B. POSITION DU PLAIGNANT

[18] Le plaignant fait valoir que la demande de suspension de l’instruction présentée par l’intimée constitue un abus de procédure et une tentative de prorogation de l’audience du Tribunal, qu’elle n’est pas étayée par des éléments de preuve démontrant que les inconvénients l’emportent sur l’intérêt public et qu’elle ne satisfait pas au critère de l’intérêt de la justice.

[19] Bien que le plaignant présente un certain nombre d’arguments sur la pertinence et le caractère opportun d’un contrôle judiciaire et qu’il souligne le fait que l’intimée semble avoir refusé la médiation à divers moments, la question du retard, c’est-à-dire les efforts répétés de l’intimée pour retarder l’instruction de la plainte, est au cœur de ses arguments.
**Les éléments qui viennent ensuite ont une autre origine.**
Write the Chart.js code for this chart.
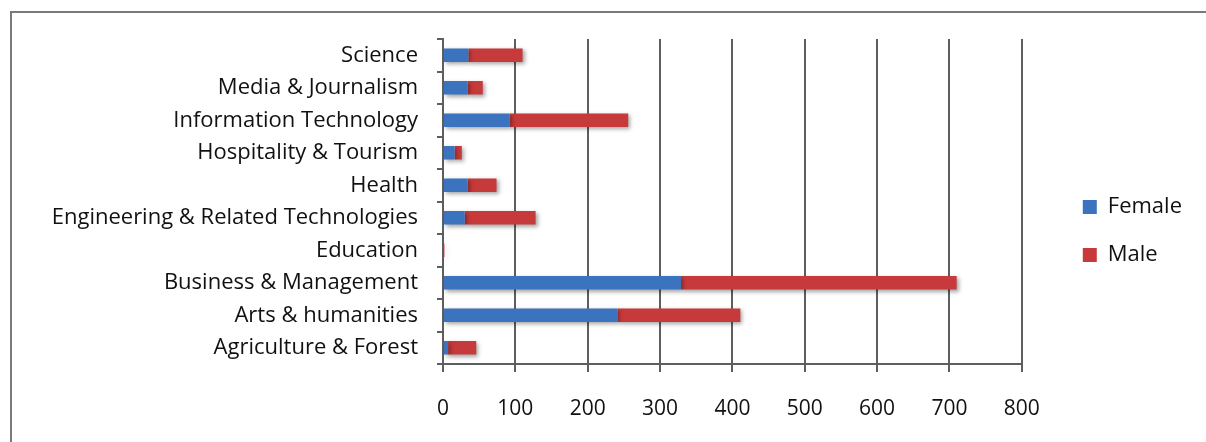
<!DOCTYPE html>
<html>
<head>
<meta charset="utf-8">
<script src="https://cdn.jsdelivr.net/npm/chart.js@4/dist/chart.umd.min.js"></script>
<style>
  html, body { margin: 0; padding: 0; background: #fff; }
  #wrap { position: relative; width: 1206px; height: 442px; overflow: hidden; }
  #frame { position: absolute; left: 10px; top: 11px; width: 1300px; height: 500px;
           border: 2px solid #7a7a7a; box-sizing: border-box; }
  #c { position: absolute; left: 0; top: 0; }
</style>
</head>
<body>
<div id="wrap">
  <div id="frame"></div>
  <canvas id="c" width="1206" height="442"></canvas>
</div>
<script>
// Fields of study, listed top to bottom
const categories = [
  'Science',
  'Media & Journalism',
  'Information Technology',
  'Hospitality & Tourism',
  'Health',
  'Engineering & Related Technologies',
  'Education',
  'Business & Management',
  'Arts & humanities',
  'Agriculture & Forest'
];
const femaleCounts = [35, 34, 92, 16, 34, 30, 0, 329, 241, 7];
const maleCounts   = [75, 21, 164, 10, 40, 98, 2, 381, 170, 39];
const xTicks = [0, 100, 200, 300, 400, 500, 600, 700, 800];

const FONT = '"Open Sans", "Noto Sans", sans-serif';
const AXIS_GREY = '#5e5e5e';
const TEXT = '#111111';

// soft drop shadow under the bars
const barShadow = {
  id: 'barShadow',
  beforeDatasetsDraw(chart) {
    const ctx = chart.ctx;
    ctx.save();
    ctx.shadowColor = 'rgba(0,0,0,0.35)';
    ctx.shadowBlur = 4;
    ctx.shadowOffsetX = 2;
    ctx.shadowOffsetY = 2;
  },
  afterDatasetsDraw(chart) {
    chart.ctx.restore();
  }
};

new Chart(document.getElementById('c'), {
  type: 'bar',
  data: {
    labels: categories,
    datasets: [
      { label: 'Female', data: femaleCounts, backgroundColor: '#3b73bf', borderWidth: 0 },
      { label: 'Male', data: maleCounts, backgroundColor: '#c73a3b', borderWidth: 0 }
    ]
  },
  options: {
    indexAxis: 'y',
    responsive: false,
    animation: false,
    events: [],
    layout: { padding: { top: 39, bottom: 19, left: 0, right: 14 } },
    datasets: { bar: { categoryPercentage: 1.0, barPercentage: 0.42 } },
    scales: {
      x: {
        stacked: true,
        min: 0,
        max: 800,
        afterBuildTicks(axis) { axis.ticks = xTicks.map(v => ({ value: v })); },
        afterFit(axis) { axis.height = 59; },
        border: { display: true, color: AXIS_GREY, width: 2 },
        grid: { color: AXIS_GREY, lineWidth: 2, drawTicks: true, tickLength: 8, tickColor: AXIS_GREY },
        ticks: { color: TEXT, font: { family: FONT, size: 21 }, padding: 24, maxRotation: 0 }
      },
      y: {
        stacked: true,
        afterFit(axis) { axis.width = 443; },
        border: { display: true, color: AXIS_GREY, width: 2 },
        grid: { drawOnChartArea: false, drawTicks: true, tickLength: 6, tickColor: AXIS_GREY, lineWidth: 2, offset: true },
        ticks: { color: TEXT, font: { family: FONT, size: 22 }, padding: 19, autoSkip: false }
      },
      // empty gap between the plot and the legend
      spacer: {
        type: 'linear',
        axis: 'y',
        position: 'right',
        afterFit(axis) { axis.width = 35; },
        border: { display: false },
        grid: { display: false },
        ticks: { display: false }
      }
    },
    plugins: {
      legend: {
        position: 'right',
        align: 'center',
        labels: {
          boxWidth: 14,
          boxHeight: 14,
          padding: 26,
          color: TEXT,
          font: { family: FONT, size: 22 }
        }
      },
      tooltip: { enabled: false }
    }
  },
  plugins: [barShadow]
});
</script>
</body>
</html>
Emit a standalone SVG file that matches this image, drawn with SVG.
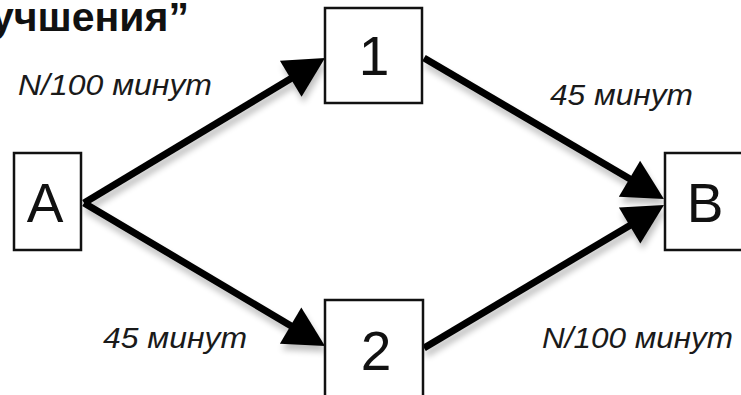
<svg xmlns="http://www.w3.org/2000/svg" width="741" height="395" viewBox="0 0 741 395">
  <style>
    .box { fill: #ffffff; stroke: #111111; stroke-width: 2.5; }
    .node-label { font-family: "Liberation Sans", Arial, sans-serif; font-size: 55px; fill: #111111; text-anchor: middle; }
    .edge { stroke: #000000; stroke-width: 7; fill: none; marker-end: url(#head); }
    .time { font-family: "Liberation Sans", Arial, sans-serif; font-size: 29px; font-style: italic; fill: #1a1a1a; }
    .title { font-family: "Liberation Sans", Arial, sans-serif; font-size: 41px; font-weight: bold; fill: #111111; }
  </style>
  <defs>
    <marker id="head" markerUnits="userSpaceOnUse" markerWidth="44" markerHeight="42" refX="10" refY="21" orient="auto" overflow="visible">
      <path d="M0,0 L40,21 L0,42 z" fill="#000000"/>
    </marker>
    <filter id="soft-shadow" x="-10%" y="-10%" width="120%" height="130%">
      <feGaussianBlur in="SourceAlpha" stdDeviation="3"/>
      <feOffset dx="2" dy="6" result="blur"/>
      <feComponentTransfer><feFuncA type="linear" slope="0.25"/></feComponentTransfer>
      <feMerge><feMergeNode/><feMergeNode in="SourceGraphic"/></feMerge>
    </filter>
  </defs>

  <rect width="741" height="395" fill="#ffffff"/>

  <text class="title" x="-9" y="31">учшения”</text>

  <!-- connectors: each line stops 30px short of its tip, the marker covers the rest -->
  <g id="connectors" filter="url(#soft-shadow)">
    <line class="edge" x1="84" y1="203" x2="299.3" y2="73.5"/>
    <line class="edge" x1="84" y1="203" x2="299.2" y2="330.7"/>
    <line class="edge" x1="424" y1="58" x2="638.1" y2="183.8"/>
    <line class="edge" x1="424" y1="348" x2="638.2" y2="220.4"/>
  </g>

  <!-- edge times -->
  <text class="time" x="18" y="95" textLength="194" lengthAdjust="spacingAndGlyphs">N/100 минут</text>
  <text class="time" x="550" y="105" textLength="143" lengthAdjust="spacingAndGlyphs">45 минут</text>
  <text class="time" x="103" y="348" textLength="144" lengthAdjust="spacingAndGlyphs">45 минут</text>
  <text class="time" x="542" y="348" textLength="191" lengthAdjust="spacingAndGlyphs">N/100 минут</text>

  <!-- nodes -->
  <g id="node-A">
    <rect class="box" x="14" y="153" width="67" height="97"/>
    <text class="node-label" x="45" y="222">A</text>
  </g>
  <g id="node-1">
    <rect class="box" x="325" y="8" width="97" height="95"/>
    <text class="node-label" x="374" y="75">1</text>
  </g>
  <g id="node-2">
    <rect class="box" x="325" y="300" width="98" height="100"/>
    <text class="node-label" x="376" y="370">2</text>
  </g>
  <g id="node-B">
    <rect class="box" x="665" y="153" width="82" height="97"/>
    <text class="node-label" x="705" y="222">B</text>
  </g>
</svg>
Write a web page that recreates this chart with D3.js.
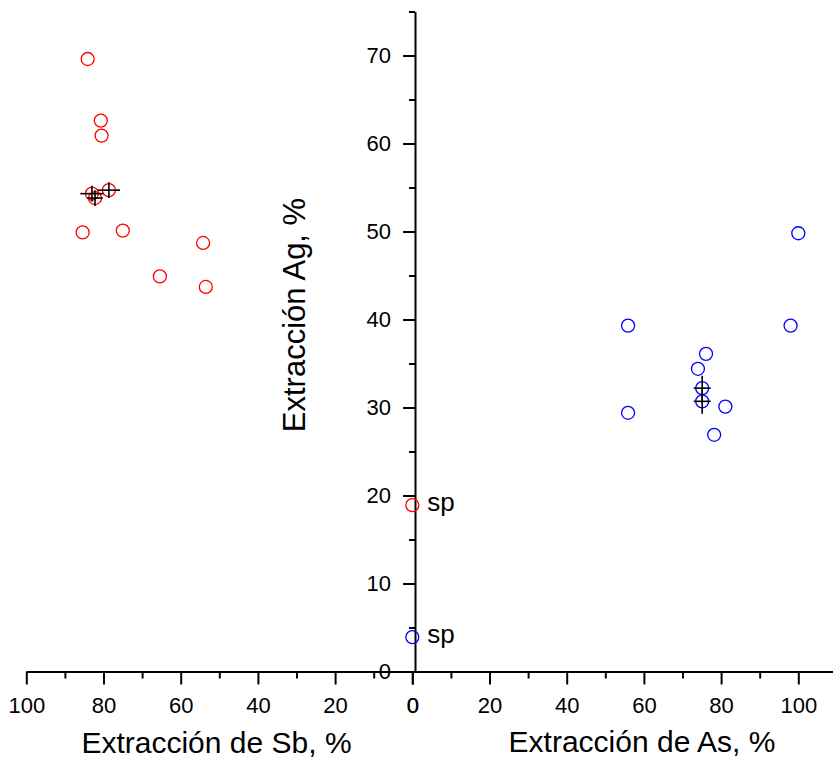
<!DOCTYPE html>
<html>
<head>
<meta charset="utf-8">
<script src="https://cdn.jsdelivr.net/npm/d3@7/dist/d3.min.js"></script>
<style>
  html, body { margin: 0; padding: 0; background: #fff; }
  svg { display: block; font-family: "Liberation Sans", Arial, sans-serif; }
</style>
</head>
<body>
<svg id="chart" width="833" height="761"></svg>
<script>
// ---- Data ----
// Left panel: Extracción de Sb (%) vs Extracción Ag (%)
const sbExt  = [84.1, 80.7, 80.5, 83.0, 82.2, 78.6, 85.4, 75.0, 54.2, 65.4, 53.5, 0];
const sbAg   = [69.6, 62.6, 60.9, 54.3, 53.8, 54.7, 49.9, 50.1, 48.7, 44.9, 43.7, 18.9];
const sbErrX = [0, 0, 0, 3.0, 2.0, 2.9, 0, 0, 0, 0, 0, 0];
const sbErrY = [0, 0, 0, 0.9, 0.9, 0.9, 0, 0, 0, 0, 0, 0];

// Right panel: Extracción de As (%) vs Extracción Ag (%)
const asExt  = [55.9, 55.9, 98.0, 100.0, 76.1, 74.0, 75.1, 75.1, 81.1, 78.2, 0];
const asAg   = [39.3, 29.4, 39.3, 49.8, 36.1, 34.4, 32.2, 30.7, 30.1, 26.9, 3.9];
const asErrX = [0, 0, 0, 0, 0, 0, 2.2, 2.2, 0, 0, 0];
const asErrY = [0, 0, 0, 0, 0, 0, 1.4, 1.4, 0, 0, 0];

// Labels for the "sp" points
const spLabels = [
  { panel: "sb", ext: 0, ag: 18.9, text: "sp" },
  { panel: "as", ext: 0, ag: 3.9, text: "sp" }
];

// Ticks
const xMajorTicks = [0, 20, 40, 60, 80, 100];
const xMinorTicks = [10, 30, 50, 70, 90];
const yMajorTicks = [0, 10, 20, 30, 40, 50, 60, 70];
const yMinorTicks = [5, 15, 25, 35, 45, 55, 65, 75];

const xLabelSb = "Extracción de Sb, %";
const xLabelAs = "Extracción de As, %";
const yLabel   = "Extracción Ag, %";

// ---- Layout ----
const svg = d3.select("#chart");
const x0px = 412.3, pxPerUnit = 3.86;
const xSb = d3.scaleLinear().domain([0, 100]).range([x0px, x0px - 100 * pxPerUnit]);
const xAs = d3.scaleLinear().domain([0, (833 - x0px) / pxPerUnit]).range([x0px, 833]);
const y = d3.scaleLinear().domain([0, 75]).range([671.5, 11.5]);
const yAxisX = 415;
const axisY = 671.5;

const tickFont = 22;

function styleAxis(g) {
  g.selectAll("path.domain").attr("stroke", "#000").attr("stroke-width", 2);
  g.selectAll(".tick line").attr("stroke", "#000").attr("stroke-width", 2);
  g.selectAll(".tick text").attr("fill", "#000").style("font-size", tickFont + "px")
    .style("font-family", "'Liberation Sans', Arial, sans-serif");
}

// X axes (left: Sb reversed, right: As)
[xSb, xAs].forEach(sc => {
  const gMin = svg.append("g").attr("transform", `translate(0,${axisY})`)
    .call(d3.axisBottom(sc).tickValues(xMinorTicks).tickSize(7).tickSizeOuter(0).tickFormat(""));
  styleAxis(gMin);
  gMin.select("path.domain").remove();
  const gMaj = svg.append("g").attr("transform", `translate(0,${axisY})`)
    .call(d3.axisBottom(sc).tickValues(xMajorTicks).tickSize(13).tickSizeOuter(0).tickPadding(12.5));
  styleAxis(gMaj);
});

// Y axis
const gyMin = svg.append("g").attr("transform", `translate(${yAxisX},0)`)
  .call(d3.axisLeft(y).tickValues(yMinorTicks).tickSize(6).tickSizeOuter(0).tickFormat(""));
styleAxis(gyMin);
gyMin.select("path.domain").remove();
const gyMaj = svg.append("g").attr("transform", `translate(${yAxisX},0)`)
  .call(d3.axisLeft(y).tickValues(yMajorTicks).tickSize(12).tickSizeOuter(0).tickPadding(12));
styleAxis(gyMaj);

// Axis titles
svg.append("text").attr("x", 216.5).attr("y", 753).attr("text-anchor", "middle")
  .style("font-size", "30px").text(xLabelSb);
svg.append("text").attr("x", 642).attr("y", 752).attr("text-anchor", "middle")
  .style("font-size", "30px").text(xLabelAs);
svg.append("text").attr("transform", "translate(305,315) rotate(-90)")
  .attr("text-anchor", "middle").style("font-size", "31px").text(yLabel);

// Error bars + points
function drawSeries(xs, ys, ex, ey, xsc, color) {
  const data = xs.map((v, i) => ({ x: v, y: ys[i], ex: ex[i], ey: ey[i] }));
  const g = svg.append("g");
  g.selectAll("circle").data(data).join("circle")
    .attr("cx", d => xsc(d.x)).attr("cy", d => y(d.y)).attr("r", 6.5)
    .attr("fill", "none").attr("stroke", color).attr("stroke-width", 1.3);
  const eb = g.append("g").attr("stroke", "#000").attr("stroke-width", 1.6);
  data.filter(d => d.ex > 0).forEach(d => {
    eb.append("line").attr("x1", xsc(d.x - d.ex)).attr("x2", xsc(d.x + d.ex))
      .attr("y1", y(d.y)).attr("y2", y(d.y));
  });
  data.filter(d => d.ey > 0).forEach(d => {
    eb.append("line").attr("x1", xsc(d.x)).attr("x2", xsc(d.x))
      .attr("y1", y(d.y - d.ey)).attr("y2", y(d.y + d.ey));
  });
}
drawSeries(sbExt, sbAg, sbErrX, sbErrY, xSb, "#ff0000");
drawSeries(asExt, asAg, asErrX, asErrY, xAs, "#0000ff");

// "sp" labels
spLabels.forEach(s => {
  const sc = s.panel === "sb" ? xSb : xAs;
  svg.append("text").attr("x", sc(s.ext) + 15).attr("y", y(s.ag) + 6)
    .style("font-size", "26px").text(s.text);
});
</script>
</body>
</html>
[20] De plus, selon le plaignant, le retard découlant de la deuxième demande de contrôle judiciaire ne peut être considéré comme temporaire, car c’est le plaignant qui subirait un préjudice irréparable si la demande de suspension de l’instruction était accordée. Pour la même raison, la prépondérance des inconvénients ne peut favoriser l’intimée.

[21] Enfin, le plaignant soutient que l’intimée ne subirait aucun préjudice si le Tribunal devait instruire l’affaire sans interruption. Il fait valoir que, puisque l’intimée n’a pas respecté le principe de l’équité administrative entre les parties dans la présente instance et qu’elle n’a pas démontré qu’elle serait lésée en matière d’équité procédurale ou de justice naturelle, la demande de suspension de l’instruction devrait être rejetée.

C. POSITION DE LA COMMISSION

[22] La Commission s’appuie elle aussi sur la décision Duverger pour s’opposer à la demande de l’intimée au motif que celle-ci n’a pas démontré que de suspendre l’instruction de la plainte serait dans l’intérêt de la justice.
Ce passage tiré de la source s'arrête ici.